Unfortunately, this type of storage incorporates a serious disadvantage. Unless retention means are provided, when a single cartridge is removed from a row, the remaining cartridges will tend to slide and move together into the drawer, eliminating the space from which the cartridge was removed. As a result, returning the cartridge to its proper location in the drawer is difficult and time-consuming. First, the correct place for the cartridge must be located, and a space must be created by manually sliding the other cartridges apart.
Thus, a need exists for means to retain plural storage media cartridges or other storage containers in spaced-apart relationship so that when one cartridge is removed, a space remains between the other cartridges, facilitating return of the removed cartridge.

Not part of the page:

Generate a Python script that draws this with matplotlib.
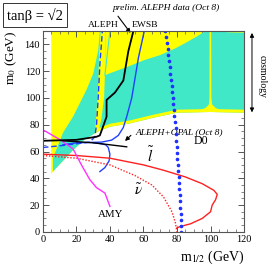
import numpy as np
import matplotlib
matplotlib.use("Agg")
import matplotlib.pyplot as plt
from matplotlib.patches import Polygon, FancyArrowPatch

plt.rcParams['font.family'] = ['Liberation Serif', 'DejaVu Serif']
plt.rcParams['mathtext.fontset'] = 'stix'

# --- region outlines (m1/2, m0) in GeV ---
colored_bottom_x = [120, 100, 80, 65, 52, 40, 33, 25, 18, 12, 6, 5]
colored_bottom_y = [89, 89.5, 89, 85, 81, 78.5, 75, 69, 61, 53, 45, 43]

cosmo_left_x = [6, 6, 12, 18, 26, 30, 33, 34]
cosmo_left_y = [45, 55, 74, 86, 106, 118, 135, 150]
cosmo_upper_x = [37.5, 37, 50, 60, 70, 79, 85, 92, 97]
cosmo_upper_y = [150, 117, 123, 128, 132, 137, 141, 146, 150]

strip_left_x = [31, 32, 33, 33.5, 34.5]
strip_left_y = [73, 90, 110, 130, 150]
strip_right_x = [37.5, 37, 36.5, 35, 33.5]
strip_right_y = [150, 117, 100, 85, 76]

# --- limit curves ---
aleph_dash_x = [0, 12, 28, 31, 32, 33, 34, 35.5]
aleph_dash_y = [63, 64.5, 67, 71, 80, 100, 125, 150]

ewsb_x = [60.5, 57, 53, 50, 48, 45, 41, 35, 20, 12]
ewsb_y = [150, 130, 100, 86, 78, 72, 68.5, 67, 66.5, 65]

blue_low_x = [30, 34, 37.5, 39, 40, 39.5, 37, 34]
blue_low_y = [66.5, 66, 65, 63, 58, 53, 48, 45]

prelim_x = [54, 51, 48, 43, 38, 38, 34, 32, 20, 0]
prelim_y = [150, 135, 113, 104, 98.5, 86, 72, 71, 68.7, 68]

aleph_opal_x = [12, 30, 50]
aleph_opal_y = [68, 66.5, 63.5]

slep_x = [0, 20, 40, 60, 72, 85, 95, 102, 104, 103, 101, 100, 95, 88, 82, 80]
slep_y = [58, 57, 55, 50, 46, 41, 36, 31, 28, 24, 20, 15, 10, 6, 4, 3]

snu_x = [0, 20, 40, 55, 65, 72, 77, 79, 80]
snu_y = [57, 55, 50, 42, 35, 26, 15, 7, 0]

d0_x = [73, 75, 77, 79, 80.5, 82, 82.5]
d0_y = [150, 130, 106, 80, 50, 20, 0]

amy_x = [1, 10, 18, 23, 28, 32, 37, 40]
amy_y = [75.5, 69, 62, 50, 39, 33, 29, 19]

YEL = '#FFFF00'
CYAN = '#40E8C8'
BLUE = '#2040FF'

fig = plt.figure(figsize=(2.73, 2.69), dpi=100)
ax = fig.add_axes([0.157, 0.138, 0.737, 0.747])

# yellow: full coloured area
ypts = [(5, 150), (120, 150)] + list(zip(colored_bottom_x, colored_bottom_y))
ax.add_patch(Polygon(ypts, closed=True, fc=YEL, ec='none', zorder=1))

# cyan (cosmology) area
cpts = list(zip(cosmo_left_x, cosmo_left_y)) + list(zip(cosmo_upper_x, cosmo_upper_y)) \
    + [(120, 150)] + list(zip(colored_bottom_x[:-1], colored_bottom_y[:-1]))
ax.add_patch(Polygon(cpts, closed=True, fc=CYAN, ec='none', zorder=2))

# yellow strip along the dashed ALEPH line
spts = list(zip(strip_left_x, strip_left_y)) + list(zip(strip_right_x, strip_right_y))
ax.add_patch(Polygon(spts, closed=True, fc=YEL, ec='none', zorder=3))

# yellow band along the bottom of the cosmology region
bx = np.array(colored_bottom_x[:7], float)
by = np.array(colored_bottom_y[:7], float)
band = list(zip(bx, by)) + list(zip(bx[::-1], by[::-1] + 2.2))
ax.add_patch(Polygon(band, closed=True, fc=YEL, ec='none', zorder=3))

# narrow yellow spike near m1/2 = 100
spike = [(99.4, 150), (100.4, 150), (100.5, 100), (101, 95), (103, 92.5), (106, 91),
         (94, 91), (97, 92.5), (99, 95), (99.4, 100)]
ax.add_patch(Polygon(spike, closed=True, fc=YEL, ec='none', zorder=3))
ax.add_patch(Polygon([(108, 150), (120, 150), (120, 148.7), (110, 149)],
                     closed=True, fc=YEL, ec='none', zorder=3))
ax.plot([37, 40], [117, 150], color=CYAN, lw=0.8, zorder=3)

# curves
ax.plot(aleph_dash_x, aleph_dash_y, color=BLUE, lw=1.0, ls=(0, (4, 2)), zorder=5)
ax.plot(ewsb_x, ewsb_y, color=BLUE, lw=1.0, zorder=5)
ax.plot(blue_low_x, blue_low_y, color=BLUE, lw=1.0, zorder=5)
ax.plot(prelim_x, prelim_y, color='black', lw=1.3, zorder=6)
ax.plot(aleph_opal_x, aleph_opal_y, color='black', lw=1.0, zorder=6)
ax.plot(slep_x, slep_y, color='#FF2020', lw=1.0, zorder=5)
ax.plot(snu_x, snu_y, color='#FF2020', lw=1.0, ls=(0, (1, 1.2)), zorder=5)
d0_fine_y = np.linspace(0, 150, 34)
ax.plot(np.interp(d0_fine_y, d0_y[::-1], d0_x[::-1]), d0_fine_y, ls='none',
        marker='o', ms=1.6, color='#2030FF', zorder=5)
ax.plot(amy_x, amy_y, color='#FF30FF', lw=1.0, zorder=5)

ax.set_xlim(0, 120)
ax.set_ylim(0, 150)
ax.set_xticks(np.arange(0, 121, 20))
ax.set_yticks(np.arange(0, 141, 20))
ax.set_xticks(np.arange(0, 121, 5), minor=True)
ax.set_yticks(np.arange(0, 151, 5), minor=True)
ax.tick_params(which='both', direction='in', top=True, right=True, color='#555555',
               labelsize=7.5, pad=2)
ax.tick_params(which='major', length=4, width=0.7)
ax.tick_params(which='minor', length=2, width=0.5)
for s in ax.spines.values():
    s.set_color('#555555')
    s.set_linewidth(0.8)
    s.set_zorder(10)

ax.set_xlabel('m$_{1/2}$ (GeV)', fontsize=10, loc='right')
ax.xaxis.set_label_coords(1.0, -0.085)
ax.set_ylabel('m$_0$ (GeV)', fontsize=9.5, loc='top')
ax.yaxis.set_label_coords(-0.12, 1.0)

# texts
fig.text(0.128, 0.944, 'tanβ = √2', fontsize=10.5, ha='center', va='center',
         bbox=dict(boxstyle='square,pad=0.3', fc='white', ec='#333333', lw=0.7))
ax.text(73.4, 167, 'prelim. ALEPH data (Oct 8)', fontsize=6.8, style='italic',
        ha='center', va='center')
ax.text(35.8, 154.5, 'ALEPH', fontsize=6.8, ha='center', va='center')
ax.text(61, 154.5, 'EWSB', fontsize=6.8, ha='center', va='center')
ax.annotate('', xy=(52.3, 148.5), xytext=(44.8, 161),
            arrowprops=dict(arrowstyle='-|>', color='black', lw=0.8, mutation_scale=6,
                            shrinkA=0, shrinkB=0),
            annotation_clip=False)
ax.text(55.5, 74.6, 'ALEPH+OPAL (Oct 8)', fontsize=6.8, style='italic', va='center')
ax.annotate('', xy=(47.8, 66.4), xytext=(53.7, 73.5),
            arrowprops=dict(arrowstyle='-|>', color='black', lw=0.8, mutation_scale=6))
ax.text(90, 68, 'D0', fontsize=8.5, ha='left', va='center')
ax.text(64, 57.5, r'$\tilde{l}$', fontsize=11, ha='center', va='center')
ax.text(57, 31, r'$\tilde{\nu}$', fontsize=11, ha='center', va='center')
ax.text(40.5, 12.7, 'AMY', fontsize=7.8, ha='center', va='center')

fig.text(0.96, 0.714, 'cosmology', fontsize=7, rotation=270, ha='center', va='center')
fig.add_artist(FancyArrowPatch((0.923, 0.888), (0.923, 0.572), transform=fig.transFigure,
                               arrowstyle='<|-|>', mutation_scale=6, lw=0.7, color='black'))

fig.savefig('out.png', dpi=100)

In the prior art this problem has been addressed in various ways. One way to retain cartridges in a spaced-apart relationship is to use biased or sprung retaining means which retain cartridges in place through spring tension acting on a cartridge. This approach is exemplified by U.S. Pat. Nos. 4,715,669 (Baillie et al.), 4,720,153 (Hatcher), 4,815,795 (Accumanno et al.), and 4,844,564 (Price, Sr. et al.).
However, this method requires relatively complex mechanical elements. Moreover, it is also desirable to provide such elements in a form which are easily retrofit to existing lateral cabinet drawers. One desirable way to provide retaining means which is easily retrofit to an existing drawer is to use an elongated strip, with friction retaining means incorporated therein, which can be secured to existing drawer internal dividers, walls, or rails.

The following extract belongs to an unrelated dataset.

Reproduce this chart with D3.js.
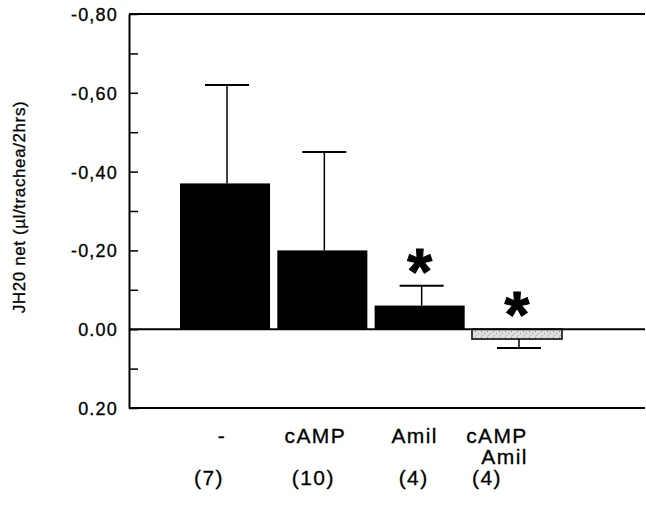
<!DOCTYPE html>
<html>
<head>
<meta charset="utf-8">
<script src="https://cdn.jsdelivr.net/npm/d3@7"></script>
<style>
  html, body { margin: 0; padding: 0; background: #fff; }
  svg { display: block; font-family: "Liberation Sans", Arial, Helvetica, sans-serif; }
  .ink { fill: #000; stroke: #000; stroke-width: 0.3px; }
</style>
</head>
<body>
<svg id="chart" width="646" height="521"></svg>
<script>
// Net water flux per trachea over 2 hours (negative = absorption, drawn upward)
const categories = ["-", "cAMP", "Amil", "cAMP\nAmil"];
const means = [-0.37, -0.20, -0.06, 0.025];
const sems = [0.25, 0.25, 0.05, 0.023];
const nLabels = ["(7)", "(10)", "(4)", "(4)"];
const significant = [false, false, true, true];
const tickValues = [-0.8, -0.7, -0.6, -0.5, -0.4, -0.3, -0.2, -0.1, 0.0, 0.1, 0.2];
const tickLabels = { "-0.8": "-0,80", "-0.6": "-0,60", "-0.4": "-0,40", "-0.2": "-0,20", "0": "0.00", "0.2": "0.20" };
const yTitle = "JH20 net (µl/trachea/2hrs)";

const svg = d3.select("#chart");
const W = 646;
const axisX = 129, plotTop = 14, plotBottom = 408;

// horizontal nudges of the label rows relative to each bar centre
const catNudge = [-3, -7, -5, -20];
const nNudge = [-16, -9, -6, -30];

const y = d3.scaleLinear().domain([-0.8, 0.2]).range([plotTop, plotBottom]);
const x = d3.scaleBand().domain(categories).range([180, 562]).paddingInner(0.075).paddingOuter(0);

// light stippled fill for the combined treatment bar
const defs = svg.append("defs");
const pat = defs.append("pattern").attr("id", "stipple").attr("patternUnits", "userSpaceOnUse")
  .attr("width", 6).attr("height", 6);
pat.append("rect").attr("width", 6).attr("height", 6).attr("fill", "#dedede");
pat.append("rect").attr("x", 1).attr("y", 1).attr("width", 1).attr("height", 1).attr("fill", "#888");
pat.append("rect").attr("x", 4).attr("y", 3).attr("width", 1).attr("height", 1).attr("fill", "#999");
pat.append("rect").attr("x", 2).attr("y", 5).attr("width", 1).attr("height", 1).attr("fill", "#aaa");

const g = svg.append("g");

// frame lines: top, bottom
g.append("line").attr("x1", axisX).attr("x2", W - 1).attr("y1", y(-0.8)).attr("y2", y(-0.8))
  .attr("stroke", "#000").attr("stroke-width", 2);
g.append("line").attr("x1", axisX).attr("x2", W - 1).attr("y1", y(0.2)).attr("y2", y(0.2))
  .attr("stroke", "#000").attr("stroke-width", 2);

// left axis with inward ticks
const yAxis = d3.axisLeft(y)
  .tickValues(tickValues)
  .tickSizeInner(-9).tickSizeOuter(0).tickPadding(11)
  .tickFormat(d => tickLabels[String(+d.toFixed(1))] || "");
const ax = g.append("g").attr("transform", `translate(${axisX},0)`).call(yAxis);
ax.select(".domain").attr("stroke", "#000").attr("stroke-width", 2);
ax.selectAll(".tick line").attr("stroke", "#000").attr("stroke-width", 1.5);
ax.selectAll(".tick text").attr("class", "ink").style("font-size", "18px")
  .style("letter-spacing", "1.2px").attr("dy", "0.36em");

// y axis title
svg.append("text").attr("class", "ink")
  .attr("transform", `translate(25,${(plotTop + plotBottom) / 2 - 4}) rotate(-90)`)
  .attr("text-anchor", "middle")
  .style("font-size", "17px").style("letter-spacing", "0.6px")
  .text(yTitle);

// bars
const data = categories.map((c, i) => ({ c, i, m: means[i], s: sems[i], n: nLabels[i], sig: significant[i] }));
g.selectAll("rect.bar").data(data).join("rect").attr("class", "bar")
  .attr("x", d => x(d.c))
  .attr("width", x.bandwidth())
  .attr("y", d => Math.min(y(d.m), y(0)))
  .attr("height", d => Math.abs(y(d.m) - y(0)))
  .attr("fill", d => d.m < 0 ? "#000" : "url(#stipple)")
  .attr("stroke", "#000").attr("stroke-width", d => d.m < 0 ? 0 : 1.5);

// error bars (one-sided, away from zero)
const capW = 44;
const errEnd = d => d.m + Math.sign(d.m) * d.s;
const ex = d => x(d.c) + x.bandwidth() / 2 + 2;
const err = g.selectAll("g.err").data(data).join("g").attr("class", "err");
err.append("line")
  .attr("x1", ex).attr("x2", ex)
  .attr("y1", d => y(d.m)).attr("y2", d => y(errEnd(d)))
  .attr("stroke", "#000").attr("stroke-width", 1.5);
err.append("line")
  .attr("x1", d => ex(d) - capW / 2).attr("x2", d => ex(d) + capW / 2)
  .attr("y1", d => y(errEnd(d))).attr("y2", d => y(errEnd(d)))
  .attr("stroke", "#000").attr("stroke-width", 2);

// zero line
g.append("line").attr("x1", axisX).attr("x2", W - 1).attr("y1", y(0)).attr("y2", y(0))
  .attr("stroke", "#000").attr("stroke-width", 2);

// significance markers
g.selectAll("text.sig").data(data.filter(d => d.sig)).join("text").attr("class", "sig ink")
  .attr("x", d => x(d.c) + x.bandwidth() / 2)
  .attr("y", d => Math.min(y(0), y(errEnd(d))) + 8)
  .attr("text-anchor", "middle")
  .style("font-size", "64px").style("font-weight", "bold").style("stroke-width", "1px")
  .text("*");

// category labels (extra lines right-aligned under the first line) and group sizes
const catG = svg.append("g");
const labelStyle = sel => sel.attr("class", "ink").style("font-size", "21px").style("letter-spacing", "1.4px");
data.forEach(d => {
  const lines = d.c.split("\n");
  const cx = x(d.c) + x.bandwidth() / 2 + catNudge[d.i];
  const first = catG.append("text").call(labelStyle)
    .attr("x", cx).attr("y", 443).attr("text-anchor", "middle")
    .text(lines[0]);
  if (lines.length > 1) {
    const w = first.node().getComputedTextLength();
    lines.slice(1).forEach((t, k) => {
      catG.append("text").call(labelStyle)
        .attr("x", cx + w / 2).attr("y", 443 + 21 * (k + 1)).attr("text-anchor", "end")
        .text(t);
    });
  }
  catG.append("text").call(labelStyle)
    .attr("x", x(d.c) + x.bandwidth() / 2 + nNudge[d.i]).attr("y", 485).attr("text-anchor", "middle")
    .text(d.n);
});
</script>
</body>
</html>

In the context of printed circuit board support structures, a retaining bar is provided in U.S. Pat. No. 4,051,549 (Fiege). The device of Fiege comprises a retaining bar 18 secured to a frame member 15 and having plural notches 22, each notch being filled with a resilient material 21. When the edge of a circuit board 20 is forced against a notch 22, the board compresses material 21, retaining the board in place through the internal tension of material 21. However, the device of Fiege does not accommodate relatively thick data cartridges and is not intended to be retrofit to standard microfilm cartridge drawer structures. Fiege also requires use of a resilient material 21, such as soft neoprene, which raises the material and manufacturing costs of the Fiege device.
Thus, it is desirable to provide means to retain plural storage media cartridges or storage containers in spaced-apart relationship, so that when one cartridge is removed, a space remains between the other cartridges, facilitating return of the removed cartridge. It is further desirable to provide cartridge retaining means which is easily retrofit to an existing lateral cartridge drawer, which is inexpensive to manufacture, and which is mechanically simple in construction and operation.

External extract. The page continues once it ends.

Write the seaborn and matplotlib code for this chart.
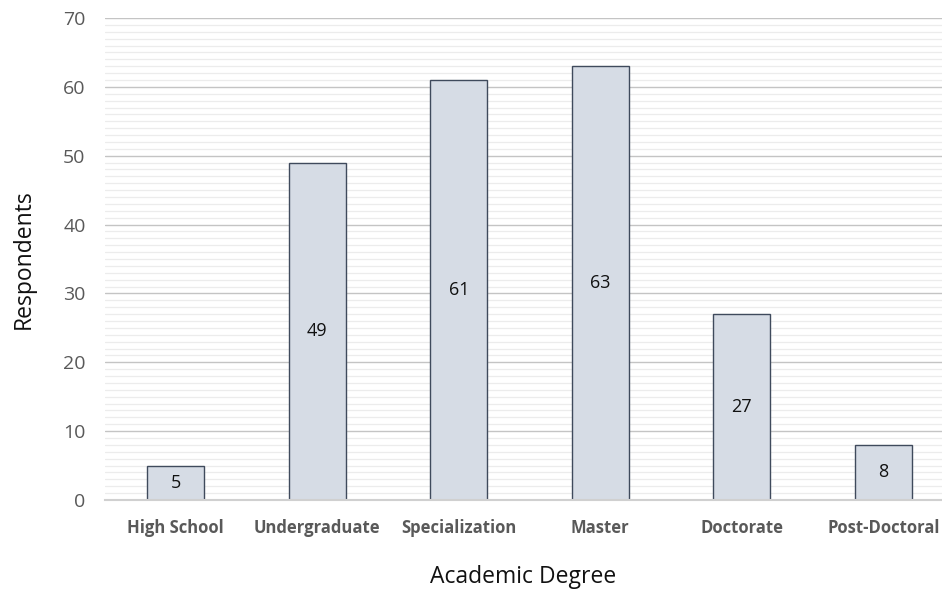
import matplotlib
matplotlib.use("Agg")
import matplotlib.pyplot as plt
import seaborn as sns
import pandas as pd
from matplotlib.ticker import MultipleLocator

# =====================================================
# Data
# =====================================================

degrees = [
    "High School",
    "Undergraduate",
    "Specialization",
    "Master",
    "Doctorate",
    "Post-Doctoral"
]

respondents = [5, 49, 61, 63, 27, 8]

df = pd.DataFrame({"Degree": degrees, "Respondents": respondents})

# =====================================================
# Plot
# =====================================================

sns.set_theme(style="white")
plt.rcParams["font.family"] = ["Open Sans", "DejaVu Sans"]

fig = plt.figure(figsize=(9.42, 5.97), dpi=100)
ax = fig.add_axes([105 / 942, 97 / 597, 837 / 942, 482 / 597])

sns.barplot(
    data=df,
    x="Degree",
    y="Respondents",
    color="#d6dce5",
    edgecolor="#3f4a5c",
    linewidth=1.0,
    width=0.4,
    saturation=1,
    ax=ax
)

# value labels in the middle of each bar
for container in ax.containers:
    for bar, val in zip(container, respondents):
        ax.text(
            bar.get_x() + bar.get_width() / 2,
            val / 2,
            f"{val}",
            ha="center",
            va="center",
            fontsize=13,
            color="#111111"
        )

ax.set_ylim(0, 70)
ax.set_xlim(-0.5, 5.415)
ax.yaxis.set_major_locator(MultipleLocator(10))
ax.yaxis.set_minor_locator(MultipleLocator(1))

ax.grid(axis="y", which="major", color="#c4c4c4", linewidth=1.0)
ax.grid(axis="y", which="minor", color="#ececec", linewidth=0.9)
ax.set_axisbelow(True)

for side in ["top", "right", "left"]:
    ax.spines[side].set_visible(False)
ax.spines["bottom"].set_color("#d0d0d0")
ax.spines["bottom"].set_linewidth(1.5)

ax.tick_params(axis="y", which="both", length=0, pad=14, labelsize=14, labelcolor="#595959")
ax.tick_params(axis="x", length=0, pad=14, labelsize=12, labelcolor="#595959")
for lab in ax.get_xticklabels():
    lab.set_fontweight("bold")

ax.set_xlabel("Academic Degree", fontsize=16.5, color="#111111", labelpad=20)
ax.set_ylabel("Respondents", fontsize=16.5, color="#111111", labelpad=20)

plt.savefig("out.png", dpi=100)
plt.close()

It is also desirable that the means for holding a cartridge in place be able to engage and hold the cartridge at any desired angle, so that labeling on the cartridges can readily be seen. Traditionally, "filing Vs" are desirable in storage cabinets and have been achieved by using wire or rod dividers or tilt plates. These methods reduce the filing space because they add material between each stored cartridge or article. These methods also require a fixed angle to the V. Therefore, the overall capacity within a row, and visibility of each frontal surface of the articles in the row, is not optimal.
In prior methods, articles cannot be tilted from their set angle without having to manually hold them in place; otherwise, they slide or fall.